Currency offers a rare opportunity for uncorrelated returns in today' s market
Investors who manage international equity portfolios must consider currency in the context of risk management of those exposures. Many focus on currency as a hedging vehicle, perhaps because they conceptualize currency only as a zero-sum game. However, the very nature of currency markets can also work in their favor: Active managers often attribute a lack of opportunity to a lack of dispersion among markets, but this isn't true of the currency market today.
Global macro and fixed-income managers have long included currency with the explicit intention of augmenting returns. Indeed, the return-generation potential of international bond and macro managers is often driven predominantly by their underlying currency views. Moreover, macro risks have been increasingly relevant in the current environment as central bank divergence, policy shifts, and macro-centered event risk move currency markets. We believe this will continue, if not increase, as countries embark on increasingly different economic paths, creating macro dispersion and opportunities for currency investors.
Currencies are almost perfectly constructed to provide views on relative movements; by definition, you must sell one currency to buy another, and vice versa.
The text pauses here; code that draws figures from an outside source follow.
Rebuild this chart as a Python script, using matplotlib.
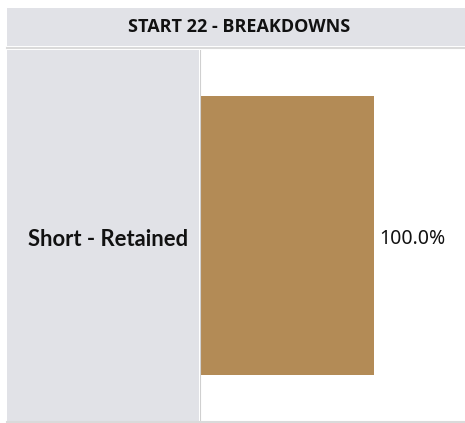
import matplotlib.pyplot as plt
from matplotlib.patches import Rectangle

# Datos
categorias = ['Short - Retained']
valores = [100.0]
titulo = 'START 22 - BREAKDOWNS'

fig = plt.figure(figsize=(4.65, 4.23), dpi=100)
W, H = 465, 423

# Banda del titulo
fig.patches.append(Rectangle((7 / W, 1 - 46 / H), 458 / W, 38 / H,
                             transform=fig.transFigure, facecolor='#e1e2e7',
                             edgecolor='none', zorder=-2))
fig.text(239.5 / W, 1 - 27 / H, titulo, ha='center', va='center',
         fontsize=13, fontweight='bold', family='Open Sans',
         fontstretch='condensed', color='#111111')

# Panel de etiquetas
fig.patches.append(Rectangle((7 / W, 1 - 421 / H), 192 / W, 371 / H,
                             transform=fig.transFigure, facecolor='#e1e2e7',
                             edgecolor='none', zorder=-2))
# Lineas separadoras
fig.add_artist(plt.Line2D([7 / W, 1], [1 - 48.5 / H, 1 - 48.5 / H],
                          transform=fig.transFigure, color='#dadada', lw=1.5))
fig.add_artist(plt.Line2D([7 / W, 1], [1 - 421.5 / H, 1 - 421.5 / H],
                          transform=fig.transFigure, color='#dadada', lw=1.5))

ax = fig.add_axes([200 / W, 1 - 421 / H, 265 / W, 371 / H])
ax.barh(range(len(categorias)), valores, height=0.752, color='#b38b56')
ax.set_xlim(0, 100 * 265 / 174)
ax.set_ylim(-0.5, 0.5)
ax.axvline(0, color='#d0d0d0', lw=1.5)
for i, (c, v) in enumerate(zip(categorias, valores)):
    ax.text(v + 3, i - 0.01, f'{v:.1f}%', va='center', ha='left',
            fontsize=14, family='Noto Sans', color='#111111')
    ax.text(-0.045, i - 0.01, c, transform=ax.get_yaxis_transform(),
            va='center', ha='right', fontsize=15.8, fontweight='bold',
            family='Lato', color='#111111')
ax.axis('off')

fig.savefig('out.png', dpi=100)
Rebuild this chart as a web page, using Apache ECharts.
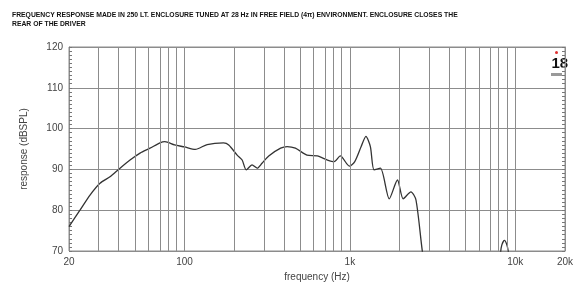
<!DOCTYPE html>
<html>
<head>
<meta charset="utf-8">
<script src="https://cdn.jsdelivr.net/npm/echarts@6/dist/echarts.min.js"></script>
<style>
  html, body { margin: 0; padding: 0; background: #fff; }
  #chart { width: 574px; height: 282px; }
</style>
</head>
<body>
<div id="chart"></div>
<script>
var freqHz = [20, 23.3, 26.8, 30.8, 35.4, 40.7, 46.8, 53.8, 61.8, 71, 76, 87, 100, 116, 137, 172, 185, 208, 223, 236,
  256, 275, 294, 323, 381, 417, 468, 550, 635, 732, 803, 875, 993, 1070, 1170, 1250, 1330, 1400, 1530, 1730,
  1940, 2100, 2340, 2510, 2740, 3000, 7900, 8150, 8300, 8600, 8900, 9100, 9400, 20000];
var response = [76.0, 80.0, 83.7, 86.6, 88.2, 90.3, 92.3, 94.0, 95.2, 96.5, 96.8, 96.0, 95.5, 94.9, 96.1, 96.5, 96.0, 93.5, 92.3, 89.9,
  91.1, 90.3, 91.5, 93.3, 95.2, 95.6, 95.2, 93.5, 93.3, 92.3, 91.9, 93.3, 90.8, 91.9, 95.6, 98.1, 95.6, 89.9, 90.3, 82.8,
  87.4, 82.8, 84.5, 82.5, 70.1, 60, 60, 69.5, 71.5, 72.6, 71.5, 69.5, 60, 60];

// x ticks / vertical grid
var xTickHz = [20, 100, 1000, 10000, 20000];
var xTickLabels = ['20', '100', '1k', '10k', '20k'];
var gridHz = [30, 40, 50, 60, 70, 80, 90, 100, 200, 300, 400, 500, 600, 700, 800, 900,
  1000, 2000, 3000, 4000, 5000, 6000, 7000, 8000, 9000, 10000];

var titleLines = [
  'FREQUENCY RESPONSE MADE IN 250 LT. ENCLOSURE TUNED AT 28 Hz IN FREE FIELD (4\u03c0) ENVIRONMENT. ENCLOSURE CLOSES THE',
  'REAR OF THE DRIVER'
];

var lg = function (v) { return Math.log10(v); };
var gridColor = '#8c8c8c';
var textColor = '#444';

var chart = echarts.init(document.getElementById('chart'));

var yAxisBase = {
  type: 'value',
  min: 70,
  max: 120,
  interval: 10,
  axisLine: { show: true, lineStyle: { color: gridColor } },
  axisTick: { show: true, inside: true, length: 3, lineStyle: { color: '#777' } },
  minorTick: { show: true, splitNumber: 10, length: 3, lineStyle: { color: '#777' } }
};

var option = {
  animation: false,
  backgroundColor: '#fff',
  grid: {
    left: 69, right: 9, top: 47, bottom: 31,
    outerBoundsMode: 'none',
    show: true, borderColor: gridColor, borderWidth: 1
  },
  graphic: [
    { type: 'text', left: 12, top: 12, style: { text: titleLines[0], fill: '#111', font: 'bold 6.8px "Liberation Sans Narrow", sans-serif' } },
    { type: 'text', left: 12, top: 21, style: { text: titleLines[1], fill: '#111', font: 'bold 6.8px "Liberation Sans Narrow", sans-serif' } },
    // small "18" logo in the top-right corner
    { type: 'circle', shape: { cx: 556.5, cy: 52.5, r: 1.5 }, style: { fill: '#e03030' } },
    { type: 'text', x: 551.5, y: 56, style: { text: '18', fill: '#111', font: 'bold 15px "Liberation Sans Narrow", sans-serif', verticalAlign: 'top' } },
    { type: 'rect', shape: { x: 551, y: 73, width: 11, height: 3 }, style: { fill: '#999' } }
  ],
  xAxis: {
    type: 'value',
    min: lg(20),
    max: lg(20000),
    name: 'frequency (Hz)',
    nameLocation: 'middle',
    nameGap: 21,
    nameTextStyle: { color: textColor, fontSize: 10, fontFamily: 'Liberation Sans' },
    axisLine: { show: false },
    axisTick: { show: false },
    splitLine: { show: false },
    axisLabel: {
      customValues: xTickHz.map(lg),
      color: textColor,
      fontSize: 10,
      fontFamily: 'Liberation Sans',
      margin: 6,
      formatter: function (v) {
        for (var i = 0; i < xTickHz.length; i++) {
          if (Math.abs(lg(xTickHz[i]) - v) < 1e-6) return xTickLabels[i];
        }
        return '';
      }
    }
  },
  yAxis: [
    Object.assign({}, yAxisBase, {
      position: 'left',
      name: 'response (dBSPL)',
      nameLocation: 'middle',
      nameGap: 40,
      nameTextStyle: { color: textColor, fontSize: 10, fontFamily: 'Liberation Sans' },
      splitLine: { show: true, lineStyle: { color: gridColor, width: 1 } },
      axisLabel: { color: textColor, fontSize: 10, fontFamily: 'Liberation Sans', margin: 6 }
    }),
    Object.assign({}, yAxisBase, {
      position: 'right',
      splitLine: { show: false },
      axisLabel: { show: false }
    })
  ],
  series: [
    {
      type: 'line',
      yAxisIndex: 0,
      data: freqHz.map(function (f, i) { return [lg(f), response[i]]; }),
      symbol: 'none',
      smooth: 0.25,
      clip: true,
      lineStyle: { color: '#333', width: 1.3 },
      markLine: {
        silent: true,
        symbol: 'none',
        label: { show: false },
        lineStyle: { color: gridColor, type: 'solid', width: 1 },
        data: gridHz.map(function (f) { return { xAxis: lg(f) }; })
      },
      z: 3
    }
  ]
};

chart.setOption(option);
</script>
</body>
</html>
It's difficult to find similar ways to express macro views in other assets, which is why currencies tend to provide a powerful source of uncorrelated and potentially diversifying exposures to a portfolio.
Currency managers as a group—using the Barclay Currency Traders Index as a proxy—have been able to provide differentiated returns with low correlations to other assets over the long term, and an active currency program may serve as an effective complement to other strategies commonly found in investor portfolios over time. Especially right now, an absolute return-oriented currency investment may provide genuine diversification potential at a time when diversification is so desperately needed.
Diversification does not guarantee a profit or eliminate the risk of a loss.
Correlation is a statistical measure that describes how investments move in relation to each other, which ranges from –1.0 to 1.0. The closer the number is to 1.0 or –1.0, the more closely the two investments are related.
The Barclay Currency Traders Index tracks an equal-weighted composite of managed programs that trade currency futures or cash forwards in the interbank market. The MSCI World Index tracks the performance of publicly traded large- and mid-cap stocks of developed-market companies. The Citigroup World Government Bond Index measures the performance of fixed-rate, local currency, investment-grade sovereign bonds. The Bloomberg Commodity Index provides broadly diversified representation of commodity markets as an asset class. The Wilshire U.S. Real Estate Securities Index measures U.S. publicly traded real estate securities. The HFRI Fund of Funds Composite Index tracks the performance of hedge funds that invest with multiple managers through funds or managed accounts. It is not possible to invest directly in an index. Past performance does not guarantee future results.
Currency transactions are affected by fluctuations in exchange rates. The fund's losses could exceed the amount invested in its currency instruments. Fixed-income investments are subject to interest-rate and credit risk; their value will normally decline as interest rates rise or if an issuer is unable or unwilling to make principal or interest payments. Foreign investing, especially in emerging markets, has additional risks, such as currency and market volatility and political and social instability. Liquidity—the extent to which a security may be sold or a derivative position closed without negatively affecting its market value, if at all—may be impaired by reduced trading volume, heightened volatility, rising interest rates, and other market conditions.